Particularly telling, in Morris's view, is the housing price- to-rent ratio (P/R), which he says is an indicator of home overpricing.

``The P/R ratios for New York, Los Angeles, San Francisco, Boston and Philadelphia have surpassed the peak of the late 1980s bubble, and suggest prices could be roughly 25 percent too high compared to current rents,'' Morris says, adding that Chicago and Detroit also look expensive to him, while Dallas and Houston look ``comfortably priced.''

Situation Normal

While Morris's observations concur with leading economists like Robert Shiller, the Yale University academic and author of ``Irrational Exuberance,'' real estate analysts and the Fed say he's off track. Fed Chairman Alan Greenspan, for one, has repeatedly discounted the existence of a housing bubble.

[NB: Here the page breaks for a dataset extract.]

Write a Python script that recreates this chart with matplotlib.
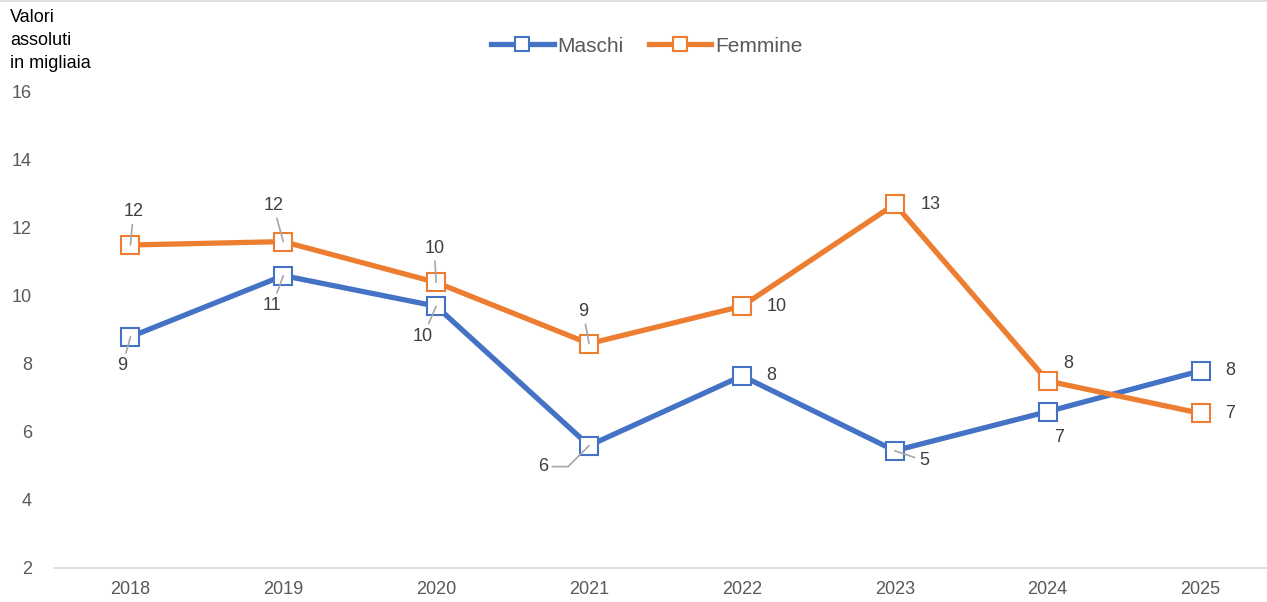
import matplotlib.pyplot as plt

plt.rcParams['font.family'] = ['Liberation Sans', 'DejaVu Sans']

# dati (valori assoluti in migliaia)
anni = ['2018', '2019', '2020', '2021', '2022', '2023', '2024', '2025']
maschi = [8.8, 10.6, 9.7, 5.6, 7.65, 5.45, 6.6, 7.8]
femmine = [11.5, 11.6, 10.4, 8.6, 9.7, 12.7, 7.5, 6.55]

# posizione etichette (offset in pixel, y verso l'alto) e linea guida
off_m = [(-8, -29, True), (-11, -30, True), (-13, -30, True), (-46, -21, True),
         (29, 0, False), (29, -10, True), (11, -26, False), (30, 0, False)]
off_f = [(3, 33, True), (-10, 36, True), (-2, 34, True), (-6, 32, True),
         (35, 0, False), (36, 0, False), (21, 17, False), (29, 0, False)]

blu = '#4472C4'
arancio = '#ED7D31'
grigio = '#595959'

fig = plt.figure(figsize=(12.67, 6.02), dpi=100)
ax = fig.add_axes([54 / 1267, 34 / 602, 1223 / 1267, 476 / 602])

x = list(range(len(anni)))
for vals, col, nome in [(maschi, blu, 'Maschi'), (femmine, arancio, 'Femmine')]:
    ax.plot(x, vals, color=col, lw=3.8, marker='s', markersize=12.5,
            markerfacecolor='white', markeredgecolor=col, markeredgewidth=1.5,
            label=nome, zorder=3)

def etichette(vals, offs):
    for i, (v, (dx, dy, lead)) in enumerate(zip(vals, offs)):
        ap = None
        if lead:
            ap = dict(arrowstyle='-', color='#A6A6A6', lw=1.2, shrinkA=1, shrinkB=0)
            if i == 3 and dx < -30:
                ap['connectionstyle'] = 'angle,angleA=0,angleB=45,rad=0'
        ax.annotate(str(int(v + 0.5)), (i, v), xytext=(dx, dy),
                    textcoords='offset pixels', ha='center', va='center',
                    fontsize=13, color='#404040', arrowprops=ap, zorder=4)

etichette(maschi, off_m)
etichette(femmine, off_f)

ax.set_xlim(-0.5, 7.5)
ax.set_ylim(2, 16)
ax.set_yticks(range(2, 17, 2))
ax.set_xticks(x)
ax.set_xticklabels(anni)
ax.tick_params(length=0, labelsize=13, colors=grigio)
ax.tick_params(axis='y', pad=16)
ax.tick_params(axis='x', pad=9)
for s in ['top', 'right', 'left']:
    ax.spines[s].set_visible(False)
ax.spines['bottom'].set_color('#D9D9D9')
ax.spines['bottom'].set_linewidth(1.2)

fig.text(10 / 1267, 1 - 9 / 602, 'Valori\nassoluti\nin migliaia', ha='left', va='top',
         fontsize=13, color='black', linespacing=1.45)

fig.legend(loc='center', bbox_to_anchor=(647 / 1267, 1 - 46 / 602), ncol=2,
           frameon=False, fontsize=15, handlelength=3, columnspacing=1.2,
           handletextpad=0.2, labelcolor=grigio, markerscale=0.75)

# linea sottile in alto
fig.add_artist(plt.Line2D([0, 1], [0.999, 0.999], color='#D9D9D9', lw=1.2))

fig.savefig('out.png', dpi=100)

A report titled ``Are Home Prices the Next `Bubble'?'' by Jonathan McCarthy and Richard Peach of the Federal Reserve Bank of New York, disputes the pro-bubble camp.

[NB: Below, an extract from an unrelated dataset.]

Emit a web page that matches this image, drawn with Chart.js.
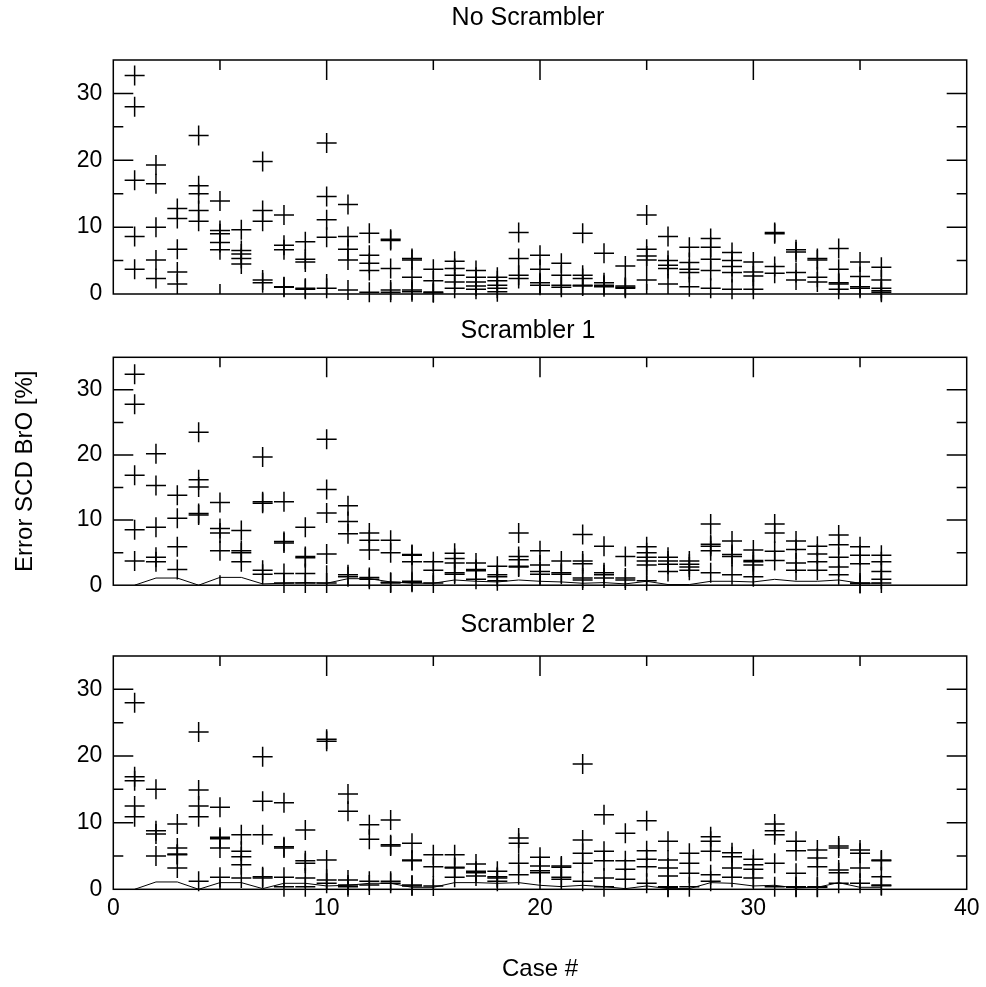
<!DOCTYPE html>
<html lang="en">
<head>
<meta charset="UTF-8">
<title>Error SCD BrO</title>
<script src="https://cdn.jsdelivr.net/npm/chart.js"></script>
<style>
  body { margin: 0; background: #fff; }
  .wrap { position: relative; width: 986px; height: 987px; }
  canvas { position: absolute; left: 0; }
</style>
</head>
<body>
<div class="wrap">
  <canvas id="p1" width="986" height="320" style="top:0px"></canvas>
  <canvas id="p2" width="986" height="300" style="top:310px"></canvas>
  <canvas id="p3" width="986" height="387" style="top:600px"></canvas>
</div>

<script>
// case numbers on the x axis
const cases = [1, 2, 3, 4, 5, 6, 7, 8, 9, 10, 11, 12, 13, 14, 15, 16, 17, 18,
               19, 20, 21, 22, 23, 24, 25, 26, 27, 28, 29, 30, 31, 32, 33, 34, 35, 36];

// errors [%] per case, one list per case
const noScrambler = [
  [32.7, 28.0, 17.0, 8.6, 3.7], [19.3, 16.5, 10.0, 5.1, 2.3], [12.8, 11.3, 6.7, 3.3, 1.5],
  [23.7, 16.2, 15.0, 12.5, 10.9], [13.9, 9.5, 9.0, 7.7, 6.6], [9.6, 6.5, 6.0, 5.3, 4.5],
  [19.8, 12.5, 10.9, 2.1, 1.7], [11.8, 7.3, 6.6, 1.1, 1.0], [7.8, 5.2, 4.8, 0.85, 0.7],
  [22.6, 14.6, 11.1, 8.5, 0.85], [13.4, 8.6, 6.7, 5.1, 0.6], [9.1, 5.8, 4.6, 3.5, 0.25],
  [8.2, 8.0, 3.8, 0.6, 0.25], [5.3, 5.1, 2.5, 0.6, 0.35], [3.7, 2.0, 0.3, 0.2],
  [4.9, 3.8, 2.8, 1.8, 0.85], [3.5, 2.5, 1.8, 1.2, 0.7], [2.5, 2.0, 1.3, 0.85, 0.35],
  [9.2, 5.3, 2.8, 2.3], [5.8, 3.7, 1.7, 1.3], [4.6, 2.8, 1.3, 1.0],
  [9.1, 2.8, 2.3, 1.3, 1.2], [6.1, 1.7, 1.3, 1.1], [4.2, 1.2, 1.0, 0.85],
  [11.8, 6.7, 5.7, 5.1, 2.1], [8.6, 5.0, 4.3, 3.8, 1.5], [7.0, 4.7, 3.7, 3.2, 1.1],
  [8.3, 7.0, 5.2, 3.5, 0.85], [6.2, 5.0, 4.1, 3.2, 0.7], [4.8, 3.3, 2.7, 0.7],
  [9.2, 9.0, 4.1, 3.1], [6.6, 6.3, 3.2, 2.1], [5.3, 5.1, 2.5, 1.8],
  [6.8, 3.7, 1.7, 1.5, 0.7], [4.8, 2.6, 1.1, 0.85], [4.0, 2.1, 0.85, 0.5, 0.25]
];

const scrambler1 = [
  [32.4, 27.8, 16.9, 8.5, 3.7], [20.2, 15.3, 8.9, 4.3, 3.6], [13.8, 10.3, 5.9, 2.4],
  [23.5, 16.2, 15.1, 11.0, 10.8], [12.7, 8.7, 8.0, 5.3], [8.4, 5.3, 5.0, 3.6],
  [19.7, 12.8, 12.6, 2.3, 1.7], [12.8, 6.7, 6.5, 1.8, 0.35], [8.9, 4.4, 4.2, 1.8, 0.35],
  [22.4, 14.7, 11.1, 4.8, 0.35], [12.2, 9.8, 7.9, 1.6, 1.3], [8.0, 6.9, 5.4, 1.2, 0.9],
  [6.9, 5.0, 0.45, 0.35], [4.7, 4.6, 3.6, 0.6, 0.45], [3.6, 2.3, 0.35],
  [4.9, 4.1, 3.4, 1.9, 1.7], [3.4, 2.4, 2.2, 0.9], [2.9, 1.6, 1.3, 0.7],
  [8.0, 4.4, 3.9, 2.9, 2.8], [5.3, 3.1, 2.1, 1.7], [3.7, 1.9, 1.7],
  [7.8, 3.7, 3.3, 1.1, 0.8], [6.0, 1.9, 1.6, 1.1], [4.4, 1.1, 0.8],
  [5.9, 5.0, 4.3, 3.7, 3.1, 0.7], [4.3, 3.7, 3.2, 2.1], [3.7, 3.2, 2.8, 2.3],
  [9.4, 6.3, 6.0, 5.3, 1.9], [6.8, 4.7, 4.4, 1.6], [5.4, 3.8, 3.6, 3.1, 1.3],
  [9.4, 8.0, 5.2, 3.8], [6.8, 5.5, 3.4, 2.3], [6.0, 4.8, 3.6, 2.3],
  [7.7, 6.2, 4.3, 2.8, 1.6], [5.9, 4.6, 3.3, 0.35, 0.25], [4.6, 3.6, 2.1, 0.9, 0.35]
];

const scrambler2 = [
  [28.0, 16.9, 16.3, 12.5, 10.9], [15.0, 8.8, 8.3, 5.0], [9.8, 6.2, 5.3, 5.2, 3.2],
  [23.6, 14.9, 12.5, 10.9, 1.2], [12.3, 7.8, 7.6, 6.2, 1.8], [8.2, 5.7, 4.9, 3.7, 1.7],
  [19.9, 13.2, 8.2, 1.9, 1.7], [13.0, 6.4, 6.2, 1.8, 0.4], [8.9, 4.3, 3.9, 1.7, 0.4],
  [22.5, 22.2, 4.4, 1.4, 0.9], [14.3, 11.7, 1.4, 0.65, 0.4], [9.7, 7.5, 1.2, 0.65],
  [10.4, 6.7, 6.5, 1.2, 0.9], [6.9, 4.4, 4.3, 0.65, 0.5], [5.2, 3.4, 0.5],
  [5.2, 3.3, 3.2, 1.8], [3.8, 2.7, 2.5, 2.0], [2.7, 1.9, 1.7, 1.2],
  [7.7, 6.9, 3.9, 2.2], [4.8, 3.5, 2.8, 2.5], [3.5, 3.3, 1.8, 1.5],
  [18.8, 7.4, 5.4, 3.9, 1.2], [11.2, 5.7, 4.3, 1.7, 0.4], [8.4, 4.3, 3.0, 1.5],
  [10.3, 5.8, 4.5, 3.4, 0.9], [7.2, 4.4, 3.2, 2.0, 0.4, 0.3], [5.4, 3.9, 2.4, 0.4],
  [7.9, 7.2, 5.7, 2.2, 1.2], [5.5, 4.9, 3.2, 1.8], [4.5, 3.7, 3.0, 1.7],
  [9.8, 8.8, 8.2, 3.9, 0.4], [7.2, 5.8, 2.4, 0.4, 0.3], [5.9, 4.7, 3.4, 0.4, 0.3],
  [6.5, 6.2, 2.9, 2.5, 0.9], [5.9, 5.4, 3.2, 0.9], [4.4, 4.3, 1.9, 0.65, 0.55]
];

// thin reference curve in the scrambler panels
const scrambler1Line = [0, 1.1, 1.1, 0, 1.2, 1.2, 0.2, 0.3, 0.4, 0.3, 1.0, 1.0, 0.5, 0.3, 0.3, 0.8, 0.6, 0.5,
                        0.8, 0.6, 0.5, 0.3, 0.4, 0.2, 0.6, 0.1, 0.1, 0.6, 0.6, 0.5, 0.9, 0.6, 0.6, 0.8, 0.3, 0.3];
const scrambler2Line = [0, 1.1, 1.1, 0, 1.0, 1.0, 0.1, 0.9, 0.9, 0.5, 0.6, 0.9, 0.9, 0.3, 0.3, 1.0, 1.0, 0.9,
                        1.0, 0.6, 0.4, 0.6, 0.4, 0.1, 0.5, 0.1, 0.1, 1.0, 0.9, 0.5, 0.6, 0.2, 0.3, 1.0, 0.3, 0.3];

const xMajor = [10, 20, 30];
const xMinor = [5, 15, 25, 35];
const yMajor = [10, 20, 30];
const yMinor = [5, 15, 25];

const FAMILY = 'Liberation Sans';
const TICK_FONT = { family: FAMILY, size: 23 };
const AXIS_FONT = { family: FAMILY, size: 24 };

// frame with inward ticks on all four sides, IDL style, plus the panel title
const frameTicks = {
  id: 'frameTicks',
  afterDraw(chart, args, opts) {
    const { ctx, chartArea: a, scales: { x, y } } = chart;
    ctx.save();
    ctx.strokeStyle = '#000';
    ctx.lineWidth = 1.5;
    ctx.strokeRect(a.left, a.top, a.right - a.left, a.bottom - a.top);
    ctx.beginPath();
    const xt = (v, len) => {
      const px = x.getPixelForValue(v);
      ctx.moveTo(px, a.top); ctx.lineTo(px, a.top + len);
      ctx.moveTo(px, a.bottom); ctx.lineTo(px, a.bottom - len);
    };
    const yt = (v, len) => {
      const py = y.getPixelForValue(v);
      ctx.moveTo(a.left, py); ctx.lineTo(a.left + len, py);
      ctx.moveTo(a.right, py); ctx.lineTo(a.right - len, py);
    };
    xMajor.forEach(v => xt(v, 20));
    xMinor.forEach(v => xt(v, 10));
    yMajor.forEach(v => yt(v, 20));
    yMinor.forEach(v => yt(v, 10));
    ctx.stroke();

    // title sits a little left of the plot centre, as in the original
    ctx.fillStyle = '#000';
    ctx.font = '25px "Liberation Sans"';
    ctx.textAlign = 'center';
    ctx.textBaseline = 'middle';
    ctx.fillText(opts.text, 528, opts.y);
    ctx.restore();
  }
};

function makePanel(id, title, values, lineValues, o) {
  const pts = [];
  values.forEach((list, i) => list.forEach(v => pts.push({ x: cases[i], y: v })));
  const datasets = [{
    data: pts,
    pointStyle: 'cross',
    pointRadius: 10,
    pointHoverRadius: 10,
    borderColor: '#000',
    pointBorderWidth: 1.5,
    clip: false
  }];
  if (lineValues) {
    datasets.push({
      data: lineValues.map((v, i) => ({ x: cases[i], y: v })),
      showLine: true,
      borderColor: '#000',
      borderWidth: 1,
      pointRadius: 0,
      tension: 0
    });
  }
  new Chart(document.getElementById(id), {
    type: 'scatter',
    data: { datasets },
    plugins: [frameTicks],
    options: {
      responsive: false,
      animation: false,
      layout: { padding: { left: 0, right: 19.3, top: o.padTop, bottom: o.padBottom } },
      plugins: {
        legend: { display: false },
        tooltip: { enabled: false },
        title: { display: false },
        frameTicks: { text: title, y: o.titleY }
      },
      scales: {
        x: {
          min: 0, max: 40,
          grid: { display: false, drawTicks: false },
          border: { display: false },
          ticks: { display: o.xLabels, stepSize: 10, color: '#000', font: TICK_FONT, padding: 6, maxRotation: 0 },
          title: { display: o.xLabels, text: 'Case #', color: '#000', font: AXIS_FONT, padding: { top: 0, bottom: 3 } },
          afterFit: s => { s.height = o.xHeight; }
        },
        y: {
          min: 0, max: 35,
          grid: { display: false, drawTicks: false },
          border: { display: false },
          ticks: { stepSize: 10, includeBounds: false, color: '#000', font: TICK_FONT, padding: 11 },
          title: { display: o.yTitle, text: 'Error SCD BrO [%]', color: '#000', font: AXIS_FONT, padding: { top: 10.6, bottom: 0 } },
          afterFit: s => { s.width = 113.3; }
        }
      }
    }
  });
}

makePanel('p1', 'No Scrambler', noScrambler, null,
  { padTop: 60, padBottom: 26, titleY: 18, xLabels: false, xHeight: 0, yTitle: false });
makePanel('p2', 'Scrambler 1', scrambler1, scrambler1Line,
  { padTop: 47.3, padBottom: 17.7, titleY: 21.5, xLabels: false, xHeight: 0, yTitle: true });
makePanel('p3', 'Scrambler 2', scrambler2, scrambler2Line,
  { padTop: 56, padBottom: 0, titleY: 25.5, xLabels: true, xHeight: 97.7, yTitle: false });
</script>
</body>
</html>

The New York Fed's report finds ``little basis for such concerns. The marked upturn in home prices is largely attributable to strong market fundamentals: Home prices have essentially moved in line with increases in family income and declines in nominal mortgage interest rates.''

McCarthy says strong demand is driving prices on both U.S. coasts where there are building restrictions and a shortage of available land for building.

``Here in New York, there's not much land left and there are various regulations, so it's not like they're going to be building a lot of condos,'' McCarthy says.

Being Cautious

Even within the Fed system, though, there's some room for discussion on whether housing prices are peaking. A new study by Morris Davis, a Federal Reserve economist, and Jonathan Heathcote, a Georgetown University economics professor, focuses more on the increase in land prices over the past five years.

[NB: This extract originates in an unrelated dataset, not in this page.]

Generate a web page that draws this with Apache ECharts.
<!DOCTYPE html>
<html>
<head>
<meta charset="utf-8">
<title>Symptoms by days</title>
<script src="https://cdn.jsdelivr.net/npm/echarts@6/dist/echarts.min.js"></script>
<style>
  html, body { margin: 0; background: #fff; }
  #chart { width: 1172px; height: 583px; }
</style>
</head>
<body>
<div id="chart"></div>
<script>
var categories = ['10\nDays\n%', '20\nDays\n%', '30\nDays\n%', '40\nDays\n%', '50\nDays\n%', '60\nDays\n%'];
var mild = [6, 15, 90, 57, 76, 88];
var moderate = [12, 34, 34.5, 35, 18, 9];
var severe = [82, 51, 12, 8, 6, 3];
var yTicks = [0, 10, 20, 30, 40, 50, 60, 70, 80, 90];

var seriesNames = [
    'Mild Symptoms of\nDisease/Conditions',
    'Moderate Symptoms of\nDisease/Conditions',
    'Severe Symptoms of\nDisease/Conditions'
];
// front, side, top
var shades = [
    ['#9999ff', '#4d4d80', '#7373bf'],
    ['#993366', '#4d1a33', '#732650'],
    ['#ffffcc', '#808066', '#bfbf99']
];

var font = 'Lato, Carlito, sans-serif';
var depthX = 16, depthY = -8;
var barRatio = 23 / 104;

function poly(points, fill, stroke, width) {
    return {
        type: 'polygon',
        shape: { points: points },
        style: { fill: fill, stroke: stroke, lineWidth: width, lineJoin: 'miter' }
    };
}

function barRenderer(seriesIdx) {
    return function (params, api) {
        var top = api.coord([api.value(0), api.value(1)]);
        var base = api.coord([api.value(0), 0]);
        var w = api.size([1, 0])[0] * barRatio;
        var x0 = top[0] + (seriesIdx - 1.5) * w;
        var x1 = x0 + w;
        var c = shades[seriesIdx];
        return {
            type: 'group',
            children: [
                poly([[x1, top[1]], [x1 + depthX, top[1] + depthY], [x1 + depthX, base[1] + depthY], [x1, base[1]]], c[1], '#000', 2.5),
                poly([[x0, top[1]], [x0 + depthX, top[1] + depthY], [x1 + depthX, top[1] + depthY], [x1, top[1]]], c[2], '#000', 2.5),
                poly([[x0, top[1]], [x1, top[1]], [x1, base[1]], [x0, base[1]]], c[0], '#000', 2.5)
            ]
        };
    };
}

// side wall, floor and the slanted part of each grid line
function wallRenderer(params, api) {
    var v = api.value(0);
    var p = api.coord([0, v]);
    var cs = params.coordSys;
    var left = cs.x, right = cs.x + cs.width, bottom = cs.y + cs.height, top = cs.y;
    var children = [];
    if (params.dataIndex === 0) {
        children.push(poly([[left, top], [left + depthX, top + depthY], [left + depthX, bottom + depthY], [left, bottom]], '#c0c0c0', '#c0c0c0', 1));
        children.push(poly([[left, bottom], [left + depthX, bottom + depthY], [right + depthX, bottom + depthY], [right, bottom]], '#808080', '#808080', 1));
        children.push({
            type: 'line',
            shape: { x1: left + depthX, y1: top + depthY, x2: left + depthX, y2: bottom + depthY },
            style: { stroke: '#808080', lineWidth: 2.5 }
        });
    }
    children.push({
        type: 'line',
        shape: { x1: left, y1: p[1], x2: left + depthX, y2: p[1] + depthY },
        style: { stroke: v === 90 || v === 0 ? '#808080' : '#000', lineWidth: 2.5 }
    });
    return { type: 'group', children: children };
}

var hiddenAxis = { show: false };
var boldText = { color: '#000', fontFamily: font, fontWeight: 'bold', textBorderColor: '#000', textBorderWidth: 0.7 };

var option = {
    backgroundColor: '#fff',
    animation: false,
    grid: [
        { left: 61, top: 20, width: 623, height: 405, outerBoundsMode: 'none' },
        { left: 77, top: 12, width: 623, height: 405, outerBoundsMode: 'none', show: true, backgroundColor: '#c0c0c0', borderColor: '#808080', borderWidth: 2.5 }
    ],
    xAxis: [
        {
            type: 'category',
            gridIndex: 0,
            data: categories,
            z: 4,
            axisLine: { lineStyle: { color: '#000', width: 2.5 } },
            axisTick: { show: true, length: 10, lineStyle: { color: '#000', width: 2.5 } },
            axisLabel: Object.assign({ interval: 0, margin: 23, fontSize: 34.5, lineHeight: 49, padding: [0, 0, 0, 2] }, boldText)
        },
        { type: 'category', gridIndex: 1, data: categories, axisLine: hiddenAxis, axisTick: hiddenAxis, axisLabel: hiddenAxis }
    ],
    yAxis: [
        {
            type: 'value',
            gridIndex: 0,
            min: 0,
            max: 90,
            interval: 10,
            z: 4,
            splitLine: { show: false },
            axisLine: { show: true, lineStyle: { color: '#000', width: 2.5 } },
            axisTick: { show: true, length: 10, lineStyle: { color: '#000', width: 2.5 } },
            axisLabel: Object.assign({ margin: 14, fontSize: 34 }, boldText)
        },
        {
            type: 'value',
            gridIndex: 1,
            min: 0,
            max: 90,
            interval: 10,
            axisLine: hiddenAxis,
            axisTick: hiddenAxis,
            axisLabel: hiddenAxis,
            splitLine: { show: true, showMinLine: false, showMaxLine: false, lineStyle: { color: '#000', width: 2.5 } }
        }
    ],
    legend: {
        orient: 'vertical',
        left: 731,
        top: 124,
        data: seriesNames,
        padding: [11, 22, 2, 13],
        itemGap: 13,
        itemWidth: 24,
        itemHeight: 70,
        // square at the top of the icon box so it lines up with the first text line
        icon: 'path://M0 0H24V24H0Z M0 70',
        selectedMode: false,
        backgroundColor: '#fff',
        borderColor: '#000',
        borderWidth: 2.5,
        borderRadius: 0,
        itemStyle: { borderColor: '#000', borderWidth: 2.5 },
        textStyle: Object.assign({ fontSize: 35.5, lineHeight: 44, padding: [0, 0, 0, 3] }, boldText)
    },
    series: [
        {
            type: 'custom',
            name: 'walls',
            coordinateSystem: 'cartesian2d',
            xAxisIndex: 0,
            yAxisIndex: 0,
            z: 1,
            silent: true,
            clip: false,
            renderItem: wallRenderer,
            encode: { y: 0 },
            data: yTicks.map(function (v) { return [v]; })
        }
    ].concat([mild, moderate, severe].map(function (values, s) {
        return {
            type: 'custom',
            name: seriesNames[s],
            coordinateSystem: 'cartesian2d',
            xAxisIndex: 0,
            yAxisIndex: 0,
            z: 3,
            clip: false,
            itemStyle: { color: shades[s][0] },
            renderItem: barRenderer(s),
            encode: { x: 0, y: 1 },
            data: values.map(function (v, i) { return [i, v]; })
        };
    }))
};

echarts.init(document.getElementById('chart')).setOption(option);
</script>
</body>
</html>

Davis and Heathcote concluded that U.S. land prices may post a ``cumulative decline of 6.3 percent'' over the next three years with nominal growth in home prices at 2.6 percent over that period.

``This would be the smallest three-year nominal increase for home prices on record,'' the authors say.

The debate on whether home prices will rise or fall is largely academic because the Fed's interest-rate increase may only spur potential homeowners into a frenzy to take advantage of the lowest mortgage rates in a generation. In a possible nod to that view, Freddie Mac, the second-biggest buyer of home loans, predicted U.S. sales of new and existing homes will total 7.3 million this year, beating last year's record of 7.19 million.

Speculative Frenzy?

Sales and prices of existing homes hit record highs in June, the National Association of Realtors said in Washington today. Sales of previously owned homes unexpectedly increased 2.1 percent from a 6.81 million-unit rate in May, the trade association said. Existing home sales were forecast to fall to a 6.65 million annual rate in June, according to the median estimate in a Bloomberg News survey. The median selling price rose to a record $191,800.

If the U.S. housing boom is coming to an end, buyers certainly aren't acting like the party's over.

``People are buying without money down and using interest-only loans,'' says George Marotta, a research fellow and former financial planner at the Hoover Institution in Palo Alto, California.

``I think we're coming close to the end'' of the housing boom, he says. ``It's not a good time to buy. I hope I'm wrong, but it looks like the stock market bubble.''

Like many in the bubble school, Marotta is concerned about high household debt levels, which he calls ``the biggest bubble of all.''

Marotta says it's troubling that while personal debt has risen, average U.S. home equity has ``dwindled to 57 percent, compared with 85 percent a half-century ago.''

Watch for Overpricing

Randy Johnson, a mortgage broker for Independence Mortgage Company in Newport Beach, California, says it pays to watch for speculation and overpricing in your market if you are buying now.

``I would put an appraisal contingency in every offer and get an appraiser I trust,'' Johnson says, advising the use of the lender's appraiser instead of the agent's to ensure that you're not overpaying for a home.

``What happens in this stage of the cycle is the sub-standard properties come on the market under the `if I can get that much for it, I'll sell it' philosophy,'' Johnson says.

``I have seen people putting these houses into escrow and finding out upon inspection that they need to do a lot more work than they thought.''

``I think that there really are people who are buying property on speculation that they can quickly resell at a huge profit,'' Johnson says. ``You can't build a market on speculators selling to the next wave of speculators.''

Just as all real-estate pricing is local, so should your focus be on your long-term financial goals and debt level. Stop worrying about whether your market is frothy and check if you're saving enough for emergencies, retirement and college. That's the best way to avoid another, more personally damaging kind of financial bomb.